Gaillardia aristata, Blanket Flower, Firewheel
Gaillardia aristata (common name Blanket Flower or Firewheel) is native to most western states, the upper Great Plains, and portions of New England. Its coloration and petal shape varies in different locales. The best-known form has a dark red central disc (the raised center) surrounded by golden-yellow petals with a wide ring of dark red across the petals. Not exactly a selection: In the Boulder area (I don’t know how far its range extends), Gaillardia aristata has red disc and golden-yellow ray flowers (the petals surrounding the central disc). There is sometimes a narrow ring of red adjacent to the disc. When we grow it from seeds we have collected locally, from a small gene-pool, we add BoCo to the name. When we buy the seeds for this form from suppliers, they come with the name ‘Meriwether’, in honor of Capt. Meriwether Lewis, co-leader of the historic Lewis & Clark expedition. BoCo and Meriwether Gaillardia plants have the same characteristics.
At Harlequin’s Gardens, we offer as many native plants as we can. We have permits to collect some wild seeds in our local area and we indicate plants grown from these by labeling them ‘BoCo’ or ‘Boulder County’. On our description signs, we identify plants as being native to Colorado, or being native to our ‘region’. This definition is fairly soft, but it generally means the ‘interior West’, and can include Utah, Idaho, Montana, Wyoming, North and South Dakota, Nebraska, Kansas, Oklahoma, Texas, New Mexico and Arizona. Within the region there are many plants that grow well here because our soil, geology, climate and ecosystem partners are similar. There may be cases in which a ‘regional native’ plant will grow here, but not set seed successfully because a particular pollinator or soil component is lacking in our locale.’ There is much more to be said here, but we’re trying to keep it simple.

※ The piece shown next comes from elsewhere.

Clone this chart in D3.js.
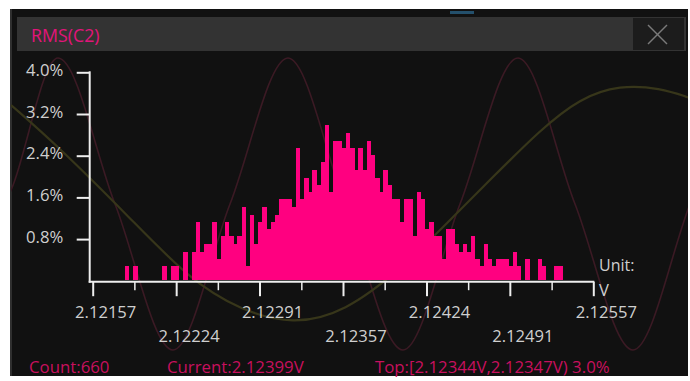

Let’s turn now to the plants that have been termed ‘nativars’. These plants have been manipulated through breeding and hybridizing to change some characteristic, usually color, size, or bloom season. Studies have been conducted in recent years on a limited number of north American native plants to see whether manipulations in color, etc. have had a significant effect on the relationships between the plants and the native insects, birds and wildlife with which their species evolved. Observations made in these studies have been inconclusive, but one can assume that changes in characteristics like the length of a flower tube or the positions of the sexual parts of the flower could affect the ability of its natural pollinator(s) to pollinate it successfully. A study conducted for the Morton Arboretum altering the color of Phlox paniculata (Tall Garden Phlox) flowers has not proved detrimental to its relationships with pollinators or wildlife.
However, There are some cases where changing the flower color can affect pollinators. Gaillardia x grandiflora ‘Burgundy’ is entirely dark red. Some years back, we read about a study that found this color change made the Gaillardia Flower Moth, whose wing patterns and colors mimic blanket flower petals, vulnerable to predation because it was no longer camouflaged.
In botanical names, if you see a genus and species followed by an ‘x’ and then another species name, you’re looking at a hybrid. In horticulture, the name might be reduced to the genus and species (or just the genus), and a trade name or registered trademark name.

Opuntia, ‘Colorado Sunset’ WALK IN BEAUTY, courtesy DBG
Hybrids occur in nature all the time, with many wild plants able to successfully cross with other species in their genus that occur in the same locale, resulting in new hybrid plants that may or may not function in their ecosystem with equal success. In horticulture, the success and ecosystem value of hybrids hasn’t historically been evaluated. But we do know from our own experience, for example, that the stunning repeat-blooming prickly pear cactus varieties hybridized by Denver breeder Kelly Grummons attract vast hordes of native bees when in bloom.